(STATED EXERCISE)
Examine the material below. Gather every line in which the string "Write" appears.

(RECORD EXTRACTS)
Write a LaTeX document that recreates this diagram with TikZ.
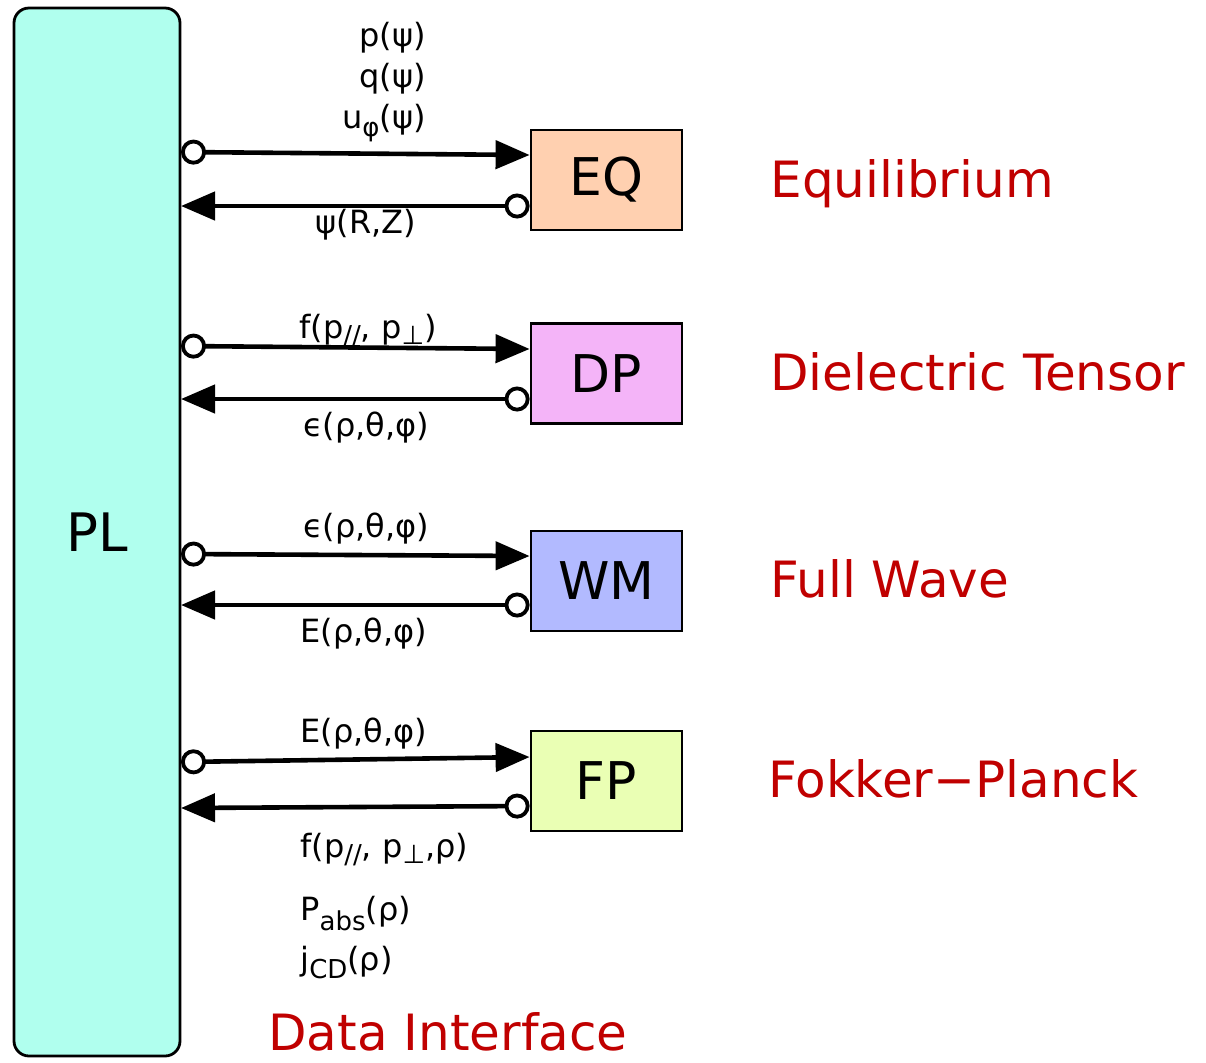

--

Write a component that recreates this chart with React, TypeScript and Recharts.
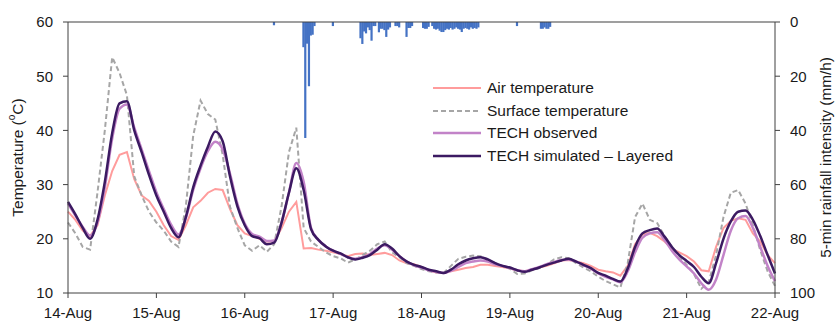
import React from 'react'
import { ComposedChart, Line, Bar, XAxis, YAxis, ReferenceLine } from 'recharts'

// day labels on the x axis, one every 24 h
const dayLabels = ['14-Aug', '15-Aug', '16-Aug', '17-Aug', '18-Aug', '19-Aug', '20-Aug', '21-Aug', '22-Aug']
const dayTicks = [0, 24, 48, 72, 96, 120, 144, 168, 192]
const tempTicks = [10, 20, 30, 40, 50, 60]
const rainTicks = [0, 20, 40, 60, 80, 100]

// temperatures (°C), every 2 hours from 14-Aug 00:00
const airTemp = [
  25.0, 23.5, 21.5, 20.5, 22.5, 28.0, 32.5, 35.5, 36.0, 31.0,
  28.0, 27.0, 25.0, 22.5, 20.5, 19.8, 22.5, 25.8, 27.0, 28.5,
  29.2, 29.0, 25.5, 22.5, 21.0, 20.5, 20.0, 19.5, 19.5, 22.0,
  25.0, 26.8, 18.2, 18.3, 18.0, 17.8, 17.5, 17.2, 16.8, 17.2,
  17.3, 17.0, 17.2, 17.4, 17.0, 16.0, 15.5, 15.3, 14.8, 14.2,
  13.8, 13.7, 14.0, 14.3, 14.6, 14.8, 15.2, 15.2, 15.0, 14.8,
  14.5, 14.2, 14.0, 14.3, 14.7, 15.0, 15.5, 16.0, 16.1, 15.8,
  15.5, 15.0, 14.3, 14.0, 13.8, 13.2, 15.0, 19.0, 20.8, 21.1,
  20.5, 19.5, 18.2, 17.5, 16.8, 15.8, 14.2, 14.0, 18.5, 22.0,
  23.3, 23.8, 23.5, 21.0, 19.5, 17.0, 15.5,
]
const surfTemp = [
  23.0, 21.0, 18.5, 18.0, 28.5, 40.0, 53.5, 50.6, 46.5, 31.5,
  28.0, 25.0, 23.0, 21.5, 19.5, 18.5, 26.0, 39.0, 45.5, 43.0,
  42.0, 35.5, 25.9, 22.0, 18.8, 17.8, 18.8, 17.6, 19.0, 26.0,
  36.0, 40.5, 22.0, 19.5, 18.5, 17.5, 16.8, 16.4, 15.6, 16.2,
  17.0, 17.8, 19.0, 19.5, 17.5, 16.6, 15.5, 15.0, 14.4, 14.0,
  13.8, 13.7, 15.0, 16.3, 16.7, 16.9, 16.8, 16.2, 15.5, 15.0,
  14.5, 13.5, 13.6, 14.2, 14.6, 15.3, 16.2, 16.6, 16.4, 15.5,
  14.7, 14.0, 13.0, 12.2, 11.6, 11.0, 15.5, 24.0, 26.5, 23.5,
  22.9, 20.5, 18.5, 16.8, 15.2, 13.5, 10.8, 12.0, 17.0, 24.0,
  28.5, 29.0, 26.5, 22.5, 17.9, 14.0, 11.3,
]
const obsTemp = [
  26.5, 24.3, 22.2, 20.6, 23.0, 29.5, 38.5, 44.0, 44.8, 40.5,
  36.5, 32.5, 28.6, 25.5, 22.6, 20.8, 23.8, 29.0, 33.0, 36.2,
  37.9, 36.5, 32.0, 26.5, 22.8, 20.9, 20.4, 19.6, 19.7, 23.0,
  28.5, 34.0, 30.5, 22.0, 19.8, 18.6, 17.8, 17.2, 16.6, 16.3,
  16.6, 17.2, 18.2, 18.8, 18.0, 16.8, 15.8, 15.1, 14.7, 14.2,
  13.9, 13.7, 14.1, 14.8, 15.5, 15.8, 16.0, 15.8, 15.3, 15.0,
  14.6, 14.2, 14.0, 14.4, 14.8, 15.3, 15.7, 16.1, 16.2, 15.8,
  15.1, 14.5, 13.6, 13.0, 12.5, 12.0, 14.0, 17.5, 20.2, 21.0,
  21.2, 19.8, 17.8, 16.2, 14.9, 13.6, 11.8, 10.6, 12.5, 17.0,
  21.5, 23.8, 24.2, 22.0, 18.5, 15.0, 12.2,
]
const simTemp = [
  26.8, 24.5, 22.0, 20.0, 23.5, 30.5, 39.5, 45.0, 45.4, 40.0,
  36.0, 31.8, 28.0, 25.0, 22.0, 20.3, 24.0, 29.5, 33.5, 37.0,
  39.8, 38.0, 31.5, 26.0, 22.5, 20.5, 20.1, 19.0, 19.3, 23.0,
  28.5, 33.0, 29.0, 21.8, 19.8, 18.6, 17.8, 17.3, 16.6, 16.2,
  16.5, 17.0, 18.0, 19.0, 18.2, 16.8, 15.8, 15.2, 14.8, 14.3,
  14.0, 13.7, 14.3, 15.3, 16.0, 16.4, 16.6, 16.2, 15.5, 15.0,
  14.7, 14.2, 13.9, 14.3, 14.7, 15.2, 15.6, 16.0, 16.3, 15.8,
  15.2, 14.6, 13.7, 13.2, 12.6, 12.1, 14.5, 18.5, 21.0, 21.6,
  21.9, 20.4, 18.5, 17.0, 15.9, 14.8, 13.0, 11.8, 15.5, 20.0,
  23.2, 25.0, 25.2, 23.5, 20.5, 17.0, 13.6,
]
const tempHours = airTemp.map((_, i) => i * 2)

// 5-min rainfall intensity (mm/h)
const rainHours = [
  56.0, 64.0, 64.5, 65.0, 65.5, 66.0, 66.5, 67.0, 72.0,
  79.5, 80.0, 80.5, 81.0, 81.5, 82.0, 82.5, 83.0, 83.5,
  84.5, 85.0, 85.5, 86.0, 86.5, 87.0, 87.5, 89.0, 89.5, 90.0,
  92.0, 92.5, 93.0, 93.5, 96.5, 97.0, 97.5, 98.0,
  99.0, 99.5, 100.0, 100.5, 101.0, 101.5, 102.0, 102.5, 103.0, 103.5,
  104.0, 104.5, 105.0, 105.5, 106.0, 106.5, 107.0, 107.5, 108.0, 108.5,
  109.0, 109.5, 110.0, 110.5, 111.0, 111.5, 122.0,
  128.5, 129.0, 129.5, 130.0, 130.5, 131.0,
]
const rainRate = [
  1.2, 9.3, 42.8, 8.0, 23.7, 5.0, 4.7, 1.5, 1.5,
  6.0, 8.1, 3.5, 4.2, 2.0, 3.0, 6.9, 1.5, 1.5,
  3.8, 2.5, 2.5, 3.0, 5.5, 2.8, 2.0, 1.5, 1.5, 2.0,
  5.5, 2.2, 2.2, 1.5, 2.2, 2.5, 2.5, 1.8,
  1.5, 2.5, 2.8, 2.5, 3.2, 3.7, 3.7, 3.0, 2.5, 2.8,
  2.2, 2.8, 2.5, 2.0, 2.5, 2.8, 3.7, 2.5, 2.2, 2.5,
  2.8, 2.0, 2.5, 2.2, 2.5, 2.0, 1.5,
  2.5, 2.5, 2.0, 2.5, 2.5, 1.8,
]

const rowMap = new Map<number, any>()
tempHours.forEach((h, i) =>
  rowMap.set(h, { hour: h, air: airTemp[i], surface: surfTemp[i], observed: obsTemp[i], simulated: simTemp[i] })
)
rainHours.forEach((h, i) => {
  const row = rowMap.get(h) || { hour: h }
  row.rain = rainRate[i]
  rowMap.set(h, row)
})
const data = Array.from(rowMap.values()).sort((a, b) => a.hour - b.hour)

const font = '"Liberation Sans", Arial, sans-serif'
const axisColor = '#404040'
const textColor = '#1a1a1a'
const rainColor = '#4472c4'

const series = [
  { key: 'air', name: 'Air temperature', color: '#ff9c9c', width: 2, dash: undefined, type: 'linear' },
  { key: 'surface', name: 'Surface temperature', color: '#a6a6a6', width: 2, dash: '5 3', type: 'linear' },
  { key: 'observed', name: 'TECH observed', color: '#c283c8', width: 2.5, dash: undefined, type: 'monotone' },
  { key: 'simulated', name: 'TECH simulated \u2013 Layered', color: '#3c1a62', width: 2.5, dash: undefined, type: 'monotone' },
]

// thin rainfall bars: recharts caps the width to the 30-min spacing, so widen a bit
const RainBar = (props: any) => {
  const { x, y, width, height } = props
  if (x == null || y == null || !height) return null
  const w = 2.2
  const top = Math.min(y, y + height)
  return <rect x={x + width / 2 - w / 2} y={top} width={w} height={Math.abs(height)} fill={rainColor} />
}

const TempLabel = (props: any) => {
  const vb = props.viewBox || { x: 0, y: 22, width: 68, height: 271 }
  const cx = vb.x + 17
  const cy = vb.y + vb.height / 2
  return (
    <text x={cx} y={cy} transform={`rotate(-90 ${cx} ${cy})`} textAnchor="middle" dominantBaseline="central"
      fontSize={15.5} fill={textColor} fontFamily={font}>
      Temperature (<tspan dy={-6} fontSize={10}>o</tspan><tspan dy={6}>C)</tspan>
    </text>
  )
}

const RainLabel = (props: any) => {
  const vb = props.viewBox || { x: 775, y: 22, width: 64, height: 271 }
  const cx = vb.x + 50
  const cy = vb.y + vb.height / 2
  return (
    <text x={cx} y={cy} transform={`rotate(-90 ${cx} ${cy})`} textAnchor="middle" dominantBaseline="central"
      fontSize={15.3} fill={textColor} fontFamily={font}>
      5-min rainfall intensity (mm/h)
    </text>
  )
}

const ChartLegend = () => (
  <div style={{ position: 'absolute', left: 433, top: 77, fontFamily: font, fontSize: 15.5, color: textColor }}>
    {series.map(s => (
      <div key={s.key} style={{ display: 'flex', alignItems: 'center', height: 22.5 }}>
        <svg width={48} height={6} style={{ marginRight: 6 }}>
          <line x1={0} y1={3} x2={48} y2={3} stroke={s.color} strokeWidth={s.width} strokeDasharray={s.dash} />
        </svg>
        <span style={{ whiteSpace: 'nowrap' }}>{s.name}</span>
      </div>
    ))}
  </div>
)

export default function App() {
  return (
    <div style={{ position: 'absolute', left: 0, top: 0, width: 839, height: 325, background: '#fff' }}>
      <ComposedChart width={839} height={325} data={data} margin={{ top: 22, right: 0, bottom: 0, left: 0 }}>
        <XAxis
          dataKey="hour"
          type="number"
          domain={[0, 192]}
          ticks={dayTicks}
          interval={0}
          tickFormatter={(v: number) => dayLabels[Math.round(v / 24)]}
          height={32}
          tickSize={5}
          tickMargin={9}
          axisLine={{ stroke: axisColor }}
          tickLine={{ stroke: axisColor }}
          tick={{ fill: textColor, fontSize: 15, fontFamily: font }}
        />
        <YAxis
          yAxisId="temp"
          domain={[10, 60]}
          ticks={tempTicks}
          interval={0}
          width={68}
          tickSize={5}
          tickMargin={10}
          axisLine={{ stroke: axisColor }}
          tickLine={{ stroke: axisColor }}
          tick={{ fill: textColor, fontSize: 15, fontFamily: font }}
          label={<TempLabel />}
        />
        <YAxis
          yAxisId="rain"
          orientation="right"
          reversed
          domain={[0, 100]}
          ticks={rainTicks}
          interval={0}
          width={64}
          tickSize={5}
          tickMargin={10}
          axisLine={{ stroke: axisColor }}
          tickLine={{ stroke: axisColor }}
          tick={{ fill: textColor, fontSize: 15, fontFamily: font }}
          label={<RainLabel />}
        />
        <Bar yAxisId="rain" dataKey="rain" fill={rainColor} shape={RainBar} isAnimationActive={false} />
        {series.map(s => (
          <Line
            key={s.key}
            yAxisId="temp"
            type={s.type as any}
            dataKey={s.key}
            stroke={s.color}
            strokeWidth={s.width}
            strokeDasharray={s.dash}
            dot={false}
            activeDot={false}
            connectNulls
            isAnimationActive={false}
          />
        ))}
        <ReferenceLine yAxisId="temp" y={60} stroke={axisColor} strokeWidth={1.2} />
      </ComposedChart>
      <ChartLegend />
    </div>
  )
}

---

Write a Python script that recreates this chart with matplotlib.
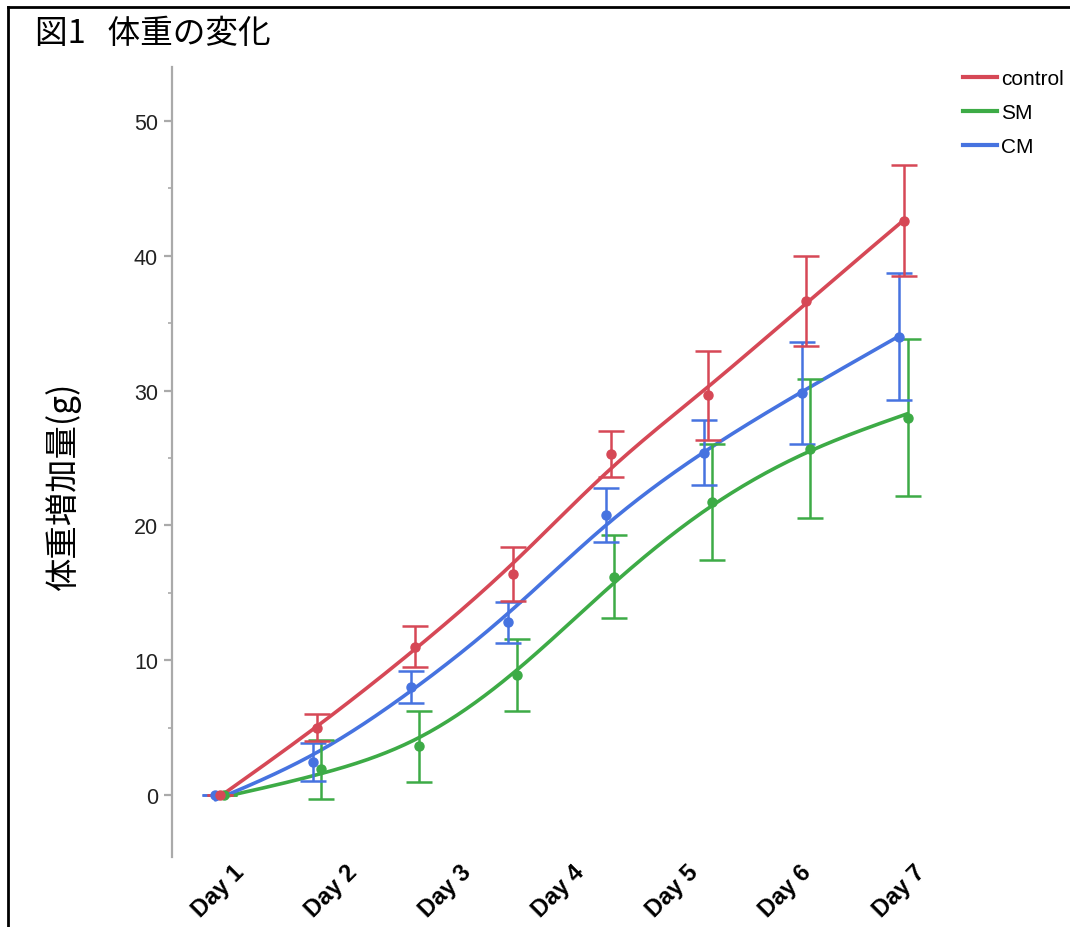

(FINAL RESULT)
Write a LaTeX document that recreates this diagram with TikZ.
Write a component that recreates this chart with React, TypeScript and Recharts.
Write a Python script that recreates this chart with matplotlib.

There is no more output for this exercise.